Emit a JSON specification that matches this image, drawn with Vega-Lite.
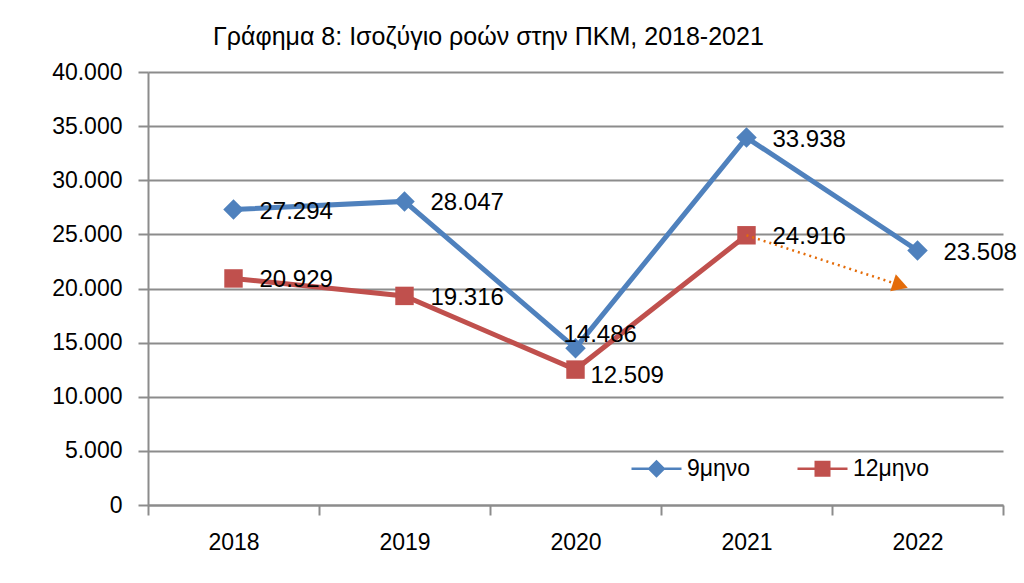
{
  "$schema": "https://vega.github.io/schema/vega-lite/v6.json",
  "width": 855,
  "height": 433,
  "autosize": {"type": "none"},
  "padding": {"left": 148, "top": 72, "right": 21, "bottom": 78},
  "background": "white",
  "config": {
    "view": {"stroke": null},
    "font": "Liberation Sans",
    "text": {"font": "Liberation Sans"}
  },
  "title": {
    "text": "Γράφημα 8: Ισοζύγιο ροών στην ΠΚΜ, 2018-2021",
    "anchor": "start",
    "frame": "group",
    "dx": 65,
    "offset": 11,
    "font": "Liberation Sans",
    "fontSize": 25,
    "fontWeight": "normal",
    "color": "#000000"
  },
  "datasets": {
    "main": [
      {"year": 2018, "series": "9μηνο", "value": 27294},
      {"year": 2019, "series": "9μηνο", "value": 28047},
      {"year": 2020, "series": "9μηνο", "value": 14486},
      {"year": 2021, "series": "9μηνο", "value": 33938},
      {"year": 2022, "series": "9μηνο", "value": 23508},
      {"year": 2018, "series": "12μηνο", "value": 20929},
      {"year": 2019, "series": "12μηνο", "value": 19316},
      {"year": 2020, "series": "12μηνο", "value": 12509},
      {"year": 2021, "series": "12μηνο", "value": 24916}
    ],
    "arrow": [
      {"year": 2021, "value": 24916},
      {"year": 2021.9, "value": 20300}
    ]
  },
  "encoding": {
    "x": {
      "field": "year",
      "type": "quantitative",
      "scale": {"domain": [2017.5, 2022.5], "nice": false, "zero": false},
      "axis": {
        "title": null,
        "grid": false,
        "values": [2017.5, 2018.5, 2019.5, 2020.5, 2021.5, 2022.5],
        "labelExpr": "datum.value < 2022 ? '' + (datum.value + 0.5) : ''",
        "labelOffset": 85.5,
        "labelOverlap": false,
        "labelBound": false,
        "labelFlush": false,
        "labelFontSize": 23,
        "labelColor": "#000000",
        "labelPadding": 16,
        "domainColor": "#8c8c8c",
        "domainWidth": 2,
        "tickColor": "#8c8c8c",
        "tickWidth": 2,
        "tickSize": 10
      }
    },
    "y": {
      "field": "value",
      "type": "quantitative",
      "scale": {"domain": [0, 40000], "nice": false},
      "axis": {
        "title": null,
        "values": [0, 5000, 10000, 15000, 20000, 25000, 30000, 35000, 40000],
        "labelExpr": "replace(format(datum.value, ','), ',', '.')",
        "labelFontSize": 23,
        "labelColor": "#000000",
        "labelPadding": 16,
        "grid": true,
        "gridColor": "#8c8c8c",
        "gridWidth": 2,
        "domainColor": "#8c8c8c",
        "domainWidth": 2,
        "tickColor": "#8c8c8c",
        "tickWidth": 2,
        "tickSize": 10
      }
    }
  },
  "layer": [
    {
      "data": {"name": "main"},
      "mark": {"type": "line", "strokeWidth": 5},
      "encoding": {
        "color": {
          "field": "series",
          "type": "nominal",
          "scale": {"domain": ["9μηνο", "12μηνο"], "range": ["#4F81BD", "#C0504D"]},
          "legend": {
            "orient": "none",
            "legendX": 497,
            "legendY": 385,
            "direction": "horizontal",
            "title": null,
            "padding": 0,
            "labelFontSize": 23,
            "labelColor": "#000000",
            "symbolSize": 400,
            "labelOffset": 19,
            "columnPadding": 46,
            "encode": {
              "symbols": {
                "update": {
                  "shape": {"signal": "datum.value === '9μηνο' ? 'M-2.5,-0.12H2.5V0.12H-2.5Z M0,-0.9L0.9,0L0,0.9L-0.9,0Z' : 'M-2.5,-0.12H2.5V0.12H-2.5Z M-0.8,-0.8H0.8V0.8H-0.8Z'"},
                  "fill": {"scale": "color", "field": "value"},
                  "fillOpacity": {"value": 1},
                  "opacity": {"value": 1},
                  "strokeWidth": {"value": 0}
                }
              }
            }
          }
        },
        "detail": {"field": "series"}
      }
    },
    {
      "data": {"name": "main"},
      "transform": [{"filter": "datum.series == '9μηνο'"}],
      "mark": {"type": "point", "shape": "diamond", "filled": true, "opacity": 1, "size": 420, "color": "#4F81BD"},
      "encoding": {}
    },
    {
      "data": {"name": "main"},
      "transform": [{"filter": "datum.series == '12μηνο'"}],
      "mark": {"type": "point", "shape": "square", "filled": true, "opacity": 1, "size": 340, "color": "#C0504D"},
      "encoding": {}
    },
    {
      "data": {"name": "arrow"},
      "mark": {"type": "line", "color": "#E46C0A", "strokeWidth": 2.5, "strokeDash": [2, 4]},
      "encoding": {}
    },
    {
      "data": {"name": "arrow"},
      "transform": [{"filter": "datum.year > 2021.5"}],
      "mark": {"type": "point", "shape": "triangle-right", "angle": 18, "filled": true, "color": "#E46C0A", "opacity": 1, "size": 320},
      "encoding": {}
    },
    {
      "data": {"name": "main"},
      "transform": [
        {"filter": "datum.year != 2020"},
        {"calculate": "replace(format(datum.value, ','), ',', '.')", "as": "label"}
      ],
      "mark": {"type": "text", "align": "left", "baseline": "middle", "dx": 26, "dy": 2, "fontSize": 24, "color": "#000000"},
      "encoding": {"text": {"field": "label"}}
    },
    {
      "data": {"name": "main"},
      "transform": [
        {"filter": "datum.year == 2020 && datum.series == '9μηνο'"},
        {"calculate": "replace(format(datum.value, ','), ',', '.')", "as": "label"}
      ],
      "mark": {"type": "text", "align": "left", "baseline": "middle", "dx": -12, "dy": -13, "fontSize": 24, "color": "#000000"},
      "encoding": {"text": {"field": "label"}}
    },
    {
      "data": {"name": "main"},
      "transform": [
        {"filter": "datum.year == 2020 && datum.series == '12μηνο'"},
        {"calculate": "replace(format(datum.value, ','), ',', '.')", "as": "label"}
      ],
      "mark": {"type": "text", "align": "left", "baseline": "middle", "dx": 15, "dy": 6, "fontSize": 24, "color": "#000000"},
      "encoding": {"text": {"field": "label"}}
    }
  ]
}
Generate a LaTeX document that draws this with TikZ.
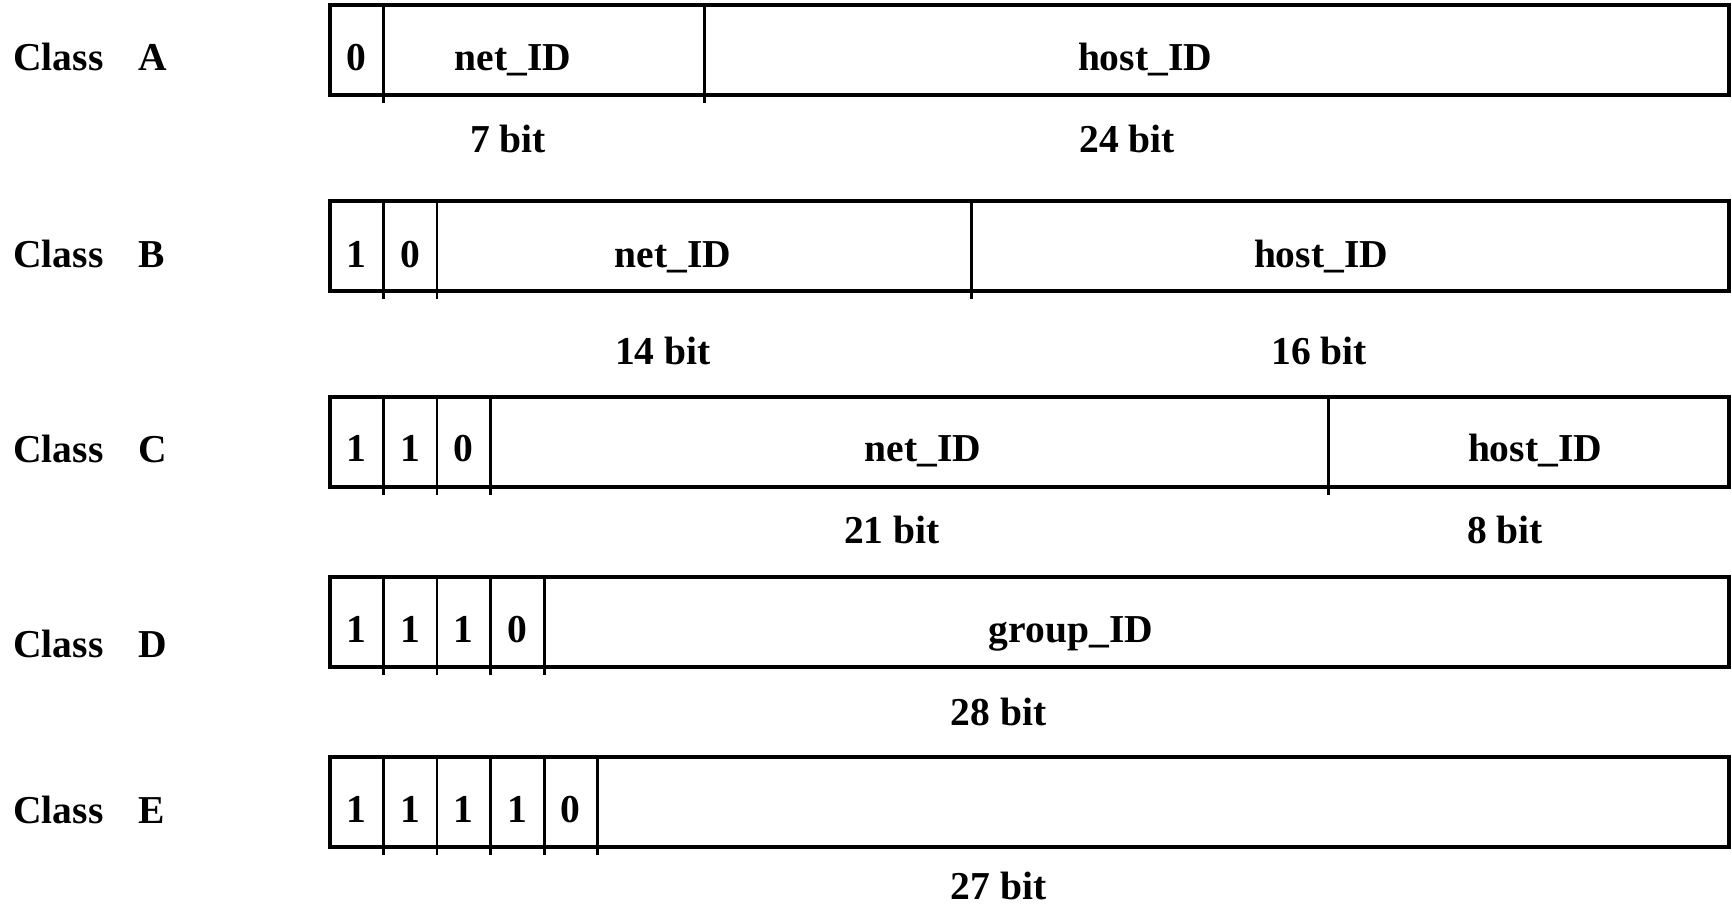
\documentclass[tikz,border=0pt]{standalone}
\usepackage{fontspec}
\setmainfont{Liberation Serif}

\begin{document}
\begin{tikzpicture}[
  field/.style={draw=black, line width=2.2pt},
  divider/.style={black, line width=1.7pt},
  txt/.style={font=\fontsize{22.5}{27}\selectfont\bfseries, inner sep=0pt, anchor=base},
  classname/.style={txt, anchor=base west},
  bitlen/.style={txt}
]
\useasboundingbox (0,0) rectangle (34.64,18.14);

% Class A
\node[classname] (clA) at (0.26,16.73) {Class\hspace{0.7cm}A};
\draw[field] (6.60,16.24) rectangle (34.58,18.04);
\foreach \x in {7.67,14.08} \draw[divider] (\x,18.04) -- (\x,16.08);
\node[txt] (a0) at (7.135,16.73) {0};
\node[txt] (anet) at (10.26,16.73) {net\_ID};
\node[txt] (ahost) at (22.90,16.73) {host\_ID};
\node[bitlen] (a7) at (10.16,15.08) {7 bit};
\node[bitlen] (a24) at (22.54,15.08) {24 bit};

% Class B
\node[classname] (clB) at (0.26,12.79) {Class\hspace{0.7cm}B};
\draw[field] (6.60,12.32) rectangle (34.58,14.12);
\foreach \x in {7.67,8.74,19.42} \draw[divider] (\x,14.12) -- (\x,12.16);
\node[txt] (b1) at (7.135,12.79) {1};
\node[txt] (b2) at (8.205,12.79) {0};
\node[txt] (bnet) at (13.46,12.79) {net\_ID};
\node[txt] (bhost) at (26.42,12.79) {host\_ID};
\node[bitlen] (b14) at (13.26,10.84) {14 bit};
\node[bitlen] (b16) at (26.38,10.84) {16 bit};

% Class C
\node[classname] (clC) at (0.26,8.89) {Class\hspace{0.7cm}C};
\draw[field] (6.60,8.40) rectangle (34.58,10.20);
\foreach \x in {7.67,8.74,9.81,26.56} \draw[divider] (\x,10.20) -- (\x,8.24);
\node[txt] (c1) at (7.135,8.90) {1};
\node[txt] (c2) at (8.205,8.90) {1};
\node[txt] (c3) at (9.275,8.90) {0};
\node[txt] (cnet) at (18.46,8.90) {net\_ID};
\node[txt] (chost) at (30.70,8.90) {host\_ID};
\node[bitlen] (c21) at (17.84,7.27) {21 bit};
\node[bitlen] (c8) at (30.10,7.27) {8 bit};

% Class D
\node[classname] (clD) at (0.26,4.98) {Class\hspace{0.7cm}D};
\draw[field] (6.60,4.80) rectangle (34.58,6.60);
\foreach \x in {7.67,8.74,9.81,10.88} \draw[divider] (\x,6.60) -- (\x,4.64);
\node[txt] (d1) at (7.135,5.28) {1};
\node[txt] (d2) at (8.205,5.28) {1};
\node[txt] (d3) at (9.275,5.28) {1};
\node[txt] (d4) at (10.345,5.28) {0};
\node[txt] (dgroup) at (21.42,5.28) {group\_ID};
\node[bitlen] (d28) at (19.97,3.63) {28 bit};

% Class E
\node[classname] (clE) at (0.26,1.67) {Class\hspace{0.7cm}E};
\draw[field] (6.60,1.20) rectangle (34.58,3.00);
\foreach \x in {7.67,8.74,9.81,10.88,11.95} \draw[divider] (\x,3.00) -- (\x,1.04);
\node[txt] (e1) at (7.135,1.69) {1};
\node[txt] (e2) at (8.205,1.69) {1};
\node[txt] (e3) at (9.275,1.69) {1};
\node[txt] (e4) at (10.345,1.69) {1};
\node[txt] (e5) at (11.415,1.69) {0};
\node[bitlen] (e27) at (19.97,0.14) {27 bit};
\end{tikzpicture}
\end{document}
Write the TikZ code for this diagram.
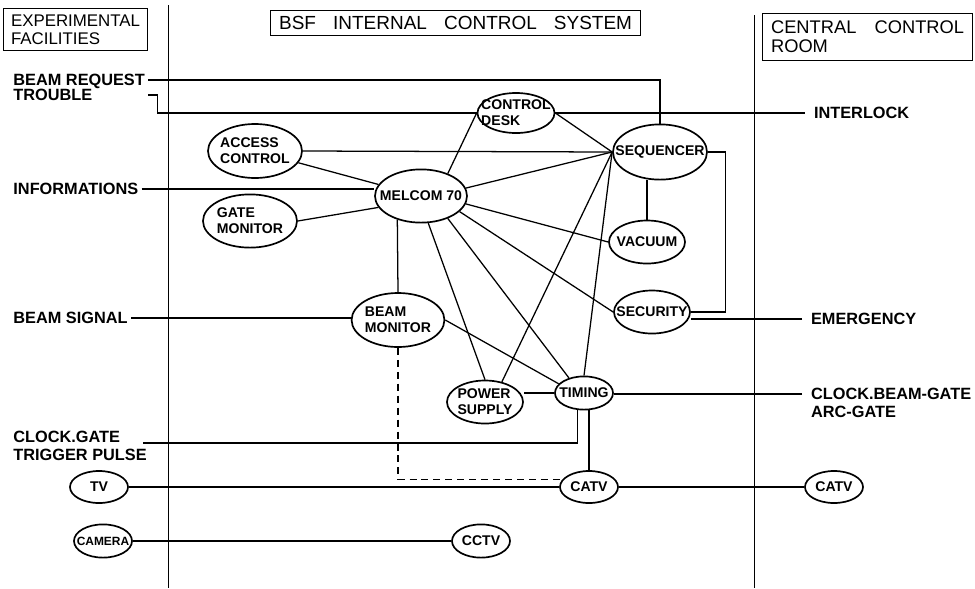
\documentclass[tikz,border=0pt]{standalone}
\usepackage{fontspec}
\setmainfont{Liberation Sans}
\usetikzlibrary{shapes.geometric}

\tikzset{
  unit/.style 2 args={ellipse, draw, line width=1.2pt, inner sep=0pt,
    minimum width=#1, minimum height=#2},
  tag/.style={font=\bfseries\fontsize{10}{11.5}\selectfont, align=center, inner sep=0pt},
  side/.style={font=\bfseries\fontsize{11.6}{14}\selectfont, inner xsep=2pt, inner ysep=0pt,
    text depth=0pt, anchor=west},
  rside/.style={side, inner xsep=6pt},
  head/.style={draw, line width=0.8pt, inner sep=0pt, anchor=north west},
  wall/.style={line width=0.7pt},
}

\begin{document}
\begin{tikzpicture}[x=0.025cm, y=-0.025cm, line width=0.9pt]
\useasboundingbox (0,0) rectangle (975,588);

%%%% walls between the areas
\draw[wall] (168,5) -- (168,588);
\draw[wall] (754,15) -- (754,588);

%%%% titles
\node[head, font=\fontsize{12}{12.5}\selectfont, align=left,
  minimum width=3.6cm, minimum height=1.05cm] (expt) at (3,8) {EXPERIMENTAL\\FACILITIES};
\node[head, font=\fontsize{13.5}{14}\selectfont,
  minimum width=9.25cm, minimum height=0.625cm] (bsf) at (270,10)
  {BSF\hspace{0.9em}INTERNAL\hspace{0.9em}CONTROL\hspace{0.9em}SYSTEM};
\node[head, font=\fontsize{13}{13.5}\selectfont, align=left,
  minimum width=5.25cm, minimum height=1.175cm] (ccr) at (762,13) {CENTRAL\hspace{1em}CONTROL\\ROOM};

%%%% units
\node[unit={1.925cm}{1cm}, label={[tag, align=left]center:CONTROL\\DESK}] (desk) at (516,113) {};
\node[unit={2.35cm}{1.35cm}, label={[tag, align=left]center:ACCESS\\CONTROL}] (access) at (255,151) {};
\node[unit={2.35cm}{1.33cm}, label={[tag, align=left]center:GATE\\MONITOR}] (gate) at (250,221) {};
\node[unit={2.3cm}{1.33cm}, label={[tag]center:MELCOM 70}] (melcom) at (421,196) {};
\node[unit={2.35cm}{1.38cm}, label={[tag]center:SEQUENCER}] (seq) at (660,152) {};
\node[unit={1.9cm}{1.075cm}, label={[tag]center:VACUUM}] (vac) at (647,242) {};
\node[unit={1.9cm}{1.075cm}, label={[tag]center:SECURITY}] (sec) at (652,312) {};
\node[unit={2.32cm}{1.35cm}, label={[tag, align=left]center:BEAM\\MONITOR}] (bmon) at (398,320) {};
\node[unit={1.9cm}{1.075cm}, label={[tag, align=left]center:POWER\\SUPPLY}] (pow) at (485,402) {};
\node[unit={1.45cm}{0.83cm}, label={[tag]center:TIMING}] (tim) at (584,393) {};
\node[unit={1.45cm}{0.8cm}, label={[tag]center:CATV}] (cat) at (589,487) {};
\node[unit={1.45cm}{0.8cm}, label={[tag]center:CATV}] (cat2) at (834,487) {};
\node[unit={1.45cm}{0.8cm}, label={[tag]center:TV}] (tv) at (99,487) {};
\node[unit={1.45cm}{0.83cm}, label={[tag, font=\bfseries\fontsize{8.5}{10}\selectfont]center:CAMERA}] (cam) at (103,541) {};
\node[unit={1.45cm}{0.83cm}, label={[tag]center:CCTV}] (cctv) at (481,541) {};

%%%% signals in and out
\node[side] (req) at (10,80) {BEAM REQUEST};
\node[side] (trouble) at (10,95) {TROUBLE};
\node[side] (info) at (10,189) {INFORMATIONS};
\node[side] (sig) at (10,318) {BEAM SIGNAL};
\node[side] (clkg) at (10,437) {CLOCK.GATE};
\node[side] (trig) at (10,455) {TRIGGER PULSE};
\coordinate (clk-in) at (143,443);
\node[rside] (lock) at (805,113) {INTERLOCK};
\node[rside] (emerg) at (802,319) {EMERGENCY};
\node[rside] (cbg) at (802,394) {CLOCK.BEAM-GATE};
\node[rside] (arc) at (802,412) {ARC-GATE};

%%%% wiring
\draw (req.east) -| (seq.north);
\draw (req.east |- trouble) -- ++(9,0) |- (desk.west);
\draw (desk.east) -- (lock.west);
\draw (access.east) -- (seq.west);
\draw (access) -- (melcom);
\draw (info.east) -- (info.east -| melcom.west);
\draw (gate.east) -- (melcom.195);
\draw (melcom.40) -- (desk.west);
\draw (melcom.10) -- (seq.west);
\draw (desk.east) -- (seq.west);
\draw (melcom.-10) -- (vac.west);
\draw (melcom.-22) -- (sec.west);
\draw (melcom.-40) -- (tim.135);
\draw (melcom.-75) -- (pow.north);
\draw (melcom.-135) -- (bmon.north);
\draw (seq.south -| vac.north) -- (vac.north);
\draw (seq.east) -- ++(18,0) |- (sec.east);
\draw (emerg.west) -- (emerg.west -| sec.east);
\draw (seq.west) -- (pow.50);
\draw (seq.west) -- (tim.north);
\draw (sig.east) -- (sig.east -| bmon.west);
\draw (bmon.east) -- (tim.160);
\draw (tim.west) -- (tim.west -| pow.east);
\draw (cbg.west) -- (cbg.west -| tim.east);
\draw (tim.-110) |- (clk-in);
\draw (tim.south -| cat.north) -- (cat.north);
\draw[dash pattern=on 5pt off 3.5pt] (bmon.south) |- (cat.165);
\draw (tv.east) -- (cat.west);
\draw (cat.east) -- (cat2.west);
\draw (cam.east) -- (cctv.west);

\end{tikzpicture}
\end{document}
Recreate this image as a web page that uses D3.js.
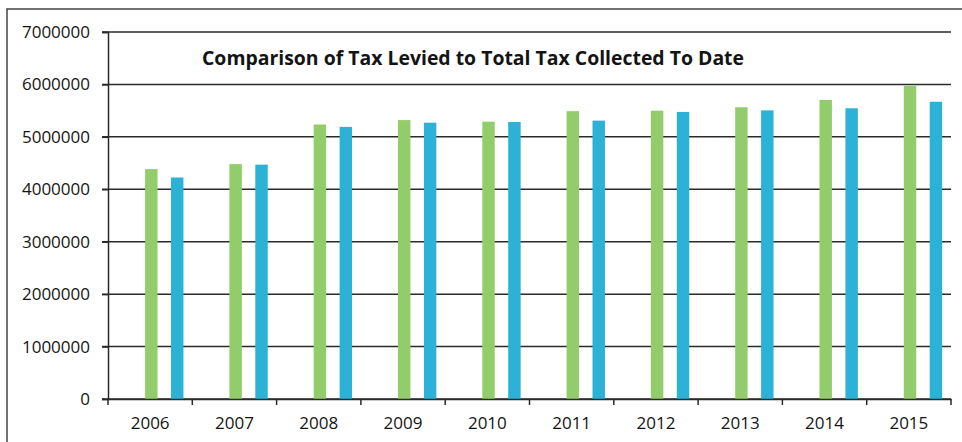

* [What is needed]: Extract each line holding the word "this" from the records.

* [Completed task]:
Emit a JSON specification that matches this image, drawn with Vega-Lite.
Generate a LaTeX document that draws this with TikZ.
Write the TikZ code for this diagram.
Recreate this image as a web page that uses D3.js.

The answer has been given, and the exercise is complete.